In order to cover electricity demands, traditional power station capacities must be maintained as so-called “shadow power stations” at a total level of more than 80% of the installed wind energy capacity, in places where the grids have now reached their capacity limits through wind power. [Thus 100 MW installed capacity would require 80 MW of “shadow power stations” – ‘spinning spare capacity’.

Last year Germany’s average wind power load factor was just over 14% so the 100 MW would actually yield 14 MW, but need a spinning spare capacity of 80 MW – what this might represent in reduction of CO2 emission is difficult to ascertain – but see the following note on ‘backup’ fuel use in West Denmark].

In 2003 West Denmark generated 4363 GWh of wind electricity (ELTRA data) but was forced to buy “1,500 GWh Balance-Power (total of up and down regulation) due to the need of regulate the wind production”.

This was mainly gas-generated power from ELSAM, and in addition would have been further backed by import/export on the interconnectors to Norway, Sweden and Germany.

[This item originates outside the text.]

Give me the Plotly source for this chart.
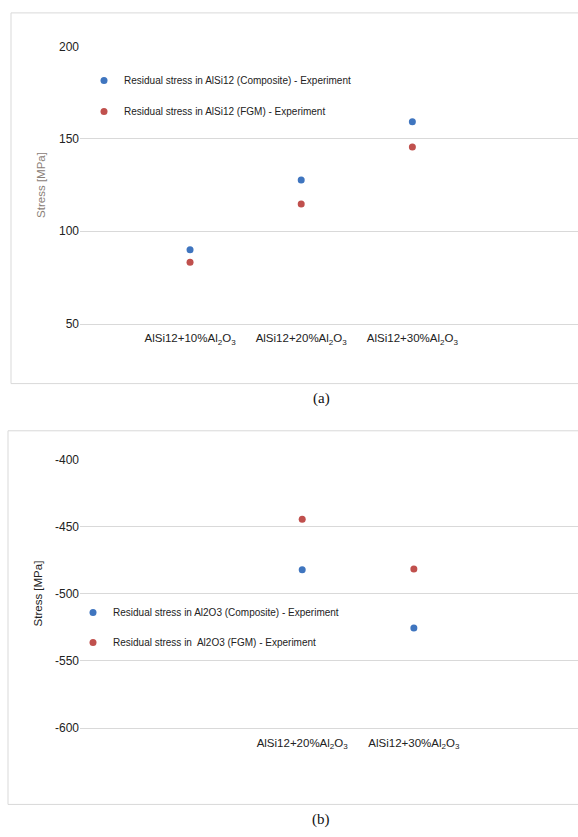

Thus almost a third of the wind-saved CO2 was negated by gas fuelled CCGT and CHP used for balancing. Further balance power (unquantified) provided by Norwegian and Swedish hydroelectricity would not have added a further CO2 emission load, but it is salutary to realise that the UK will not have such an option once installed windpower capacity exceeds the import/export capability of the low capacity ‘French connection’ which offers about 4% of average UK generation capacity compared with the W. Danish provision of c. 40% interconnectivity.

Dr. John R Etherington

Appendix – UK windpower and global CO2 The UK’s annual CO2 emission is 551 Mt CO2/y and total global CO2 emission is 24,240 Mt CO2/y. (Greenhouse Gas Inventories for England, Scotland, Wales and Northern Ireland, 2004 and Oak Ridge: A Compendium of Data on Global Change, 2003).

Electricity generation is responsible for 30% of UK emission (DTI 2004 DUKES), thus it totals 165 Mt CO2/y

To achieve the UK’s target of 10% from renewables by 2010 will require about 8% from wind, which would thus displace 13 Mt CO2 emission per year, at best.

As this 13 Mt CO2 is much less than one thousandth of global CO2 emission, it will not be possible to measure the effect of UK windpower on global atmospheric CO2 concentration, still less to see any climatic effect from it.